Meme Kanserinde Kimlere Kemoterapi Verilir?

Tümör çapının 1 cm in üzerinde olduğu, koltukaltı lenf bezlerinde tutulma olduğu ya da uzak organlarda yayılım tespit edildiği durumlarda kemoterapi tedavisi uygulanır.  Genellikle cerrahi tedaviden 2-3 hafta sonra başlanır. Ortalama 5 ay kadar tedavi devam eder.

 

 

Meme Kanserinde Kimlere Radyoterapi Verilir?

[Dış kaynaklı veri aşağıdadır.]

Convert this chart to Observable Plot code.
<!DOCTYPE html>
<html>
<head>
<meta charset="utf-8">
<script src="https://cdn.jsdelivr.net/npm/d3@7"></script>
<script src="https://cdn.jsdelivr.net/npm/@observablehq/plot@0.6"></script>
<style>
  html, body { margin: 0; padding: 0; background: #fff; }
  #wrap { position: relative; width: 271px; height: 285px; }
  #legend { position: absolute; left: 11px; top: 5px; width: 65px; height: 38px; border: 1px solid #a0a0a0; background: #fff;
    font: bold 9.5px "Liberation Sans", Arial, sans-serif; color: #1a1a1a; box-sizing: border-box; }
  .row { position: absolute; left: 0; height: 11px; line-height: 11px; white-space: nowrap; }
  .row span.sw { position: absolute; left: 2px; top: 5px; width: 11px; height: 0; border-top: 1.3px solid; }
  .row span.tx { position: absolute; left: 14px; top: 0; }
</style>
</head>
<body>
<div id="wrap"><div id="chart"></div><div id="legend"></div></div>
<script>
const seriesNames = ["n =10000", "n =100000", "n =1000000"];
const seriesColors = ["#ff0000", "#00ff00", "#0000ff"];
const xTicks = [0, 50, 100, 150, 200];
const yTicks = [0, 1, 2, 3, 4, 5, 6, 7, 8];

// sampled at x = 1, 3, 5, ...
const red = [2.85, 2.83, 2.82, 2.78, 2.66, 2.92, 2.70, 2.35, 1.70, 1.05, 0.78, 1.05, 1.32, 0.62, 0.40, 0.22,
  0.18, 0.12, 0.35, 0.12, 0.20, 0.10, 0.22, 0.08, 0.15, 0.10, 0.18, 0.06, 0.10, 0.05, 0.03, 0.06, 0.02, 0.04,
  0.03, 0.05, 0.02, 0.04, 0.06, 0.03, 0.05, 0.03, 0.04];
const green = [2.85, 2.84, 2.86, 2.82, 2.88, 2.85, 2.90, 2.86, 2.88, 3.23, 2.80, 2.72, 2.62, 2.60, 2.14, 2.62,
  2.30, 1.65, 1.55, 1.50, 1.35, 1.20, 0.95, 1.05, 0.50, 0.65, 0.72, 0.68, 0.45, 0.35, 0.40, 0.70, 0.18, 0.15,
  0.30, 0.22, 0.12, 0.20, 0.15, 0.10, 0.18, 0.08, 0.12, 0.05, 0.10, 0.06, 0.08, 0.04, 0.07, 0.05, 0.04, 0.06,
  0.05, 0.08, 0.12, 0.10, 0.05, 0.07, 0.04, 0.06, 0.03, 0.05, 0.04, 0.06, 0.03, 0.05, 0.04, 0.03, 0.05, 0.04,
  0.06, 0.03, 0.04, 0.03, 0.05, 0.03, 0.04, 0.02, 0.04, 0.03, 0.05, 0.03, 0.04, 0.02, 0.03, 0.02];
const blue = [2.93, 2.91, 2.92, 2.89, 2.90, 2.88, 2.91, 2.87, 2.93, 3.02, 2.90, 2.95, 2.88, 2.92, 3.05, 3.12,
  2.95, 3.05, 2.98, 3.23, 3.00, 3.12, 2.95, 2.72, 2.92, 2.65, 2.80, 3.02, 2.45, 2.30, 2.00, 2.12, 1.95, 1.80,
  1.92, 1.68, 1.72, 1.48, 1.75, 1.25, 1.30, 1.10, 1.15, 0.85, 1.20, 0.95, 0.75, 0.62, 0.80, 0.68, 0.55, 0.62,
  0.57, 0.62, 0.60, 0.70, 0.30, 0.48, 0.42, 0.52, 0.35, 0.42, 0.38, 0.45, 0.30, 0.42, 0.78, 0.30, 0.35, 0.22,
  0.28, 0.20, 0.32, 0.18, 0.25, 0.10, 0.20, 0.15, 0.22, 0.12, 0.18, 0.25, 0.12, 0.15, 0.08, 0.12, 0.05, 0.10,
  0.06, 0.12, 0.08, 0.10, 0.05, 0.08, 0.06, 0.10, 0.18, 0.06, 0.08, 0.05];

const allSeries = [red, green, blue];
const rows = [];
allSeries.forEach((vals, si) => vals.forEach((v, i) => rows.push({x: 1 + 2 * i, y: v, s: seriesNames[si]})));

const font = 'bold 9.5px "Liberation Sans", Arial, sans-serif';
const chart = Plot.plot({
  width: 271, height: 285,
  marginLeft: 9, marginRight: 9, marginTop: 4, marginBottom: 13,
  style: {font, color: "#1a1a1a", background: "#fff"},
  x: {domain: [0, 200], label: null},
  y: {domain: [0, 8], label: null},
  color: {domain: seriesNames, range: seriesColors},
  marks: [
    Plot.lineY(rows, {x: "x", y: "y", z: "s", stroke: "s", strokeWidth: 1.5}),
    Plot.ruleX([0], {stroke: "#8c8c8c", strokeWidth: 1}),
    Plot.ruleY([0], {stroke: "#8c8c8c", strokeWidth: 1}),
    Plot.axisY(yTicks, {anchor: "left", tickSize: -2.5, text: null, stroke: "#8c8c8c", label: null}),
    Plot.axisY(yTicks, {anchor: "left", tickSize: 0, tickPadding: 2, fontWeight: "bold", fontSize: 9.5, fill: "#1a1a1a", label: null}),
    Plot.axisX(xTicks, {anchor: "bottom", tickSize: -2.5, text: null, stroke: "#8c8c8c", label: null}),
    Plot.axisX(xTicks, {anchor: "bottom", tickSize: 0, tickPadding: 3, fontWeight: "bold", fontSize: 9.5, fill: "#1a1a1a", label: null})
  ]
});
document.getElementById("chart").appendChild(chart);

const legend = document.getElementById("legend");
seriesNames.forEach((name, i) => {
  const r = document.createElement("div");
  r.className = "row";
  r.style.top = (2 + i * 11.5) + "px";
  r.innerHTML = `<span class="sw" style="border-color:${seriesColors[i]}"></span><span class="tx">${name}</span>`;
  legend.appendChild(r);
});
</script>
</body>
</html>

Meme koruyucu cerrahi uygulandığında meme bölgesine, koltukaltı tutulan lenf bezi sayısı 3 ve üzerinde ise koltukaltı bölgesine radyoterapi uygulanır.  Mastektomi uygulanmış hastalarda tümör çapı 5 cm ve üzerinde ise göğüs duvarına radyoterapi uygulanır.

 

 

 

İltihabi Meme Kanseri

Meme cildinde yaygın kızarıklık, ağrı, ödem ile kendini gösteren ve hızlı ilerleyen bir meme kanseri türüdür.  Mastit ve meme absesi gibi infeksiyöz meme hastalıkları ile benzer bulgular gösterdiğinden tanıda gecikilebilir. Bu nedenle tedaviye rağmen 2 hafta içinde düzelmeyen meme infeksiyonlarında iltihabi meme kanseri akla getirilmeli ve gecikmeden biyopsi yapılmalıdır. Tedavide öncelikle kemoterapi uygulanır. Sistemik tedavi sonrasında cerrahi planlanır. İltihabi meme kanserinde cerrahi tedavide memenin ve koltukaltı lenf bezlerinin tamamının alındığı modifiye radikal mastektomi uygulanır.

 

Meme Kistleri

Kadınlarda çok sık rastlanan meme kistlerinin büyük çoğunluğunu basit meme kistleri oluşturur. Basit meme kistleri görüntüleme yöntemlerinde iyi sınırlı içi sıvı dolu yapılardır. Memede rahatsızlık hiissi oluşturmadığı sürece müdahale gerektirmez.  Ağrı yapan basit meme kistlerinde iğne ile kistin boşaltılması rahatlama sağlar. Basit meme kistlerinin kötü huylu hastalıklara dönüşüm riski yoktur. Diğer iki meme kisti türü komplike meme kisti ve kompleks meme kistidir. Komplike meme kistlerinde habis dönüşüm riski %1’in altındadır ve  takip yeterlidir. Kompleks kistlerde ise risk daha yüksektir ve biyopsi ile tanı netleştirilmelidir.

 

Onkoplastik Meme Cerrahisi

Meme koruyucu cerrahi uygulandığında kalan meme görüntüsünün tatmin edici düzeyde olmadığı durumlarda onkolojik cerrahi ve plastik cerrahi prosedürlerinin birlikte kullanılması ile meme koruyucu cerrahinin uygulanabilir hale getirilmesi onkoplastik cerrahidir.  Meme dokusunun %20’den fazlasının alındığı durumlarda, iri meme ya da memede sarkma mevcutsa, geniş alan cildin çıkarıldığı durumlarda onkoplastik prosedürlerden yararlanılır. Onkoplastik cerrahi günümüzde az sayıda merkezde uygulanan ileri düzey uzmanlık gerektiren bir prosedürdür.  Hastalığın giderilmesi ile illgili başarısı memenin alındığı cerrahi ile eşdeğerdir. Kozmetik kazanımlar ise diğer meme cerrahisi prosedürlerine göre çok daha iyidir.

Sayfa içeriği sadece bilgilendirme amaçlıdır, tanı ve tedavi için mutlaka doktorunuza başvurunuz.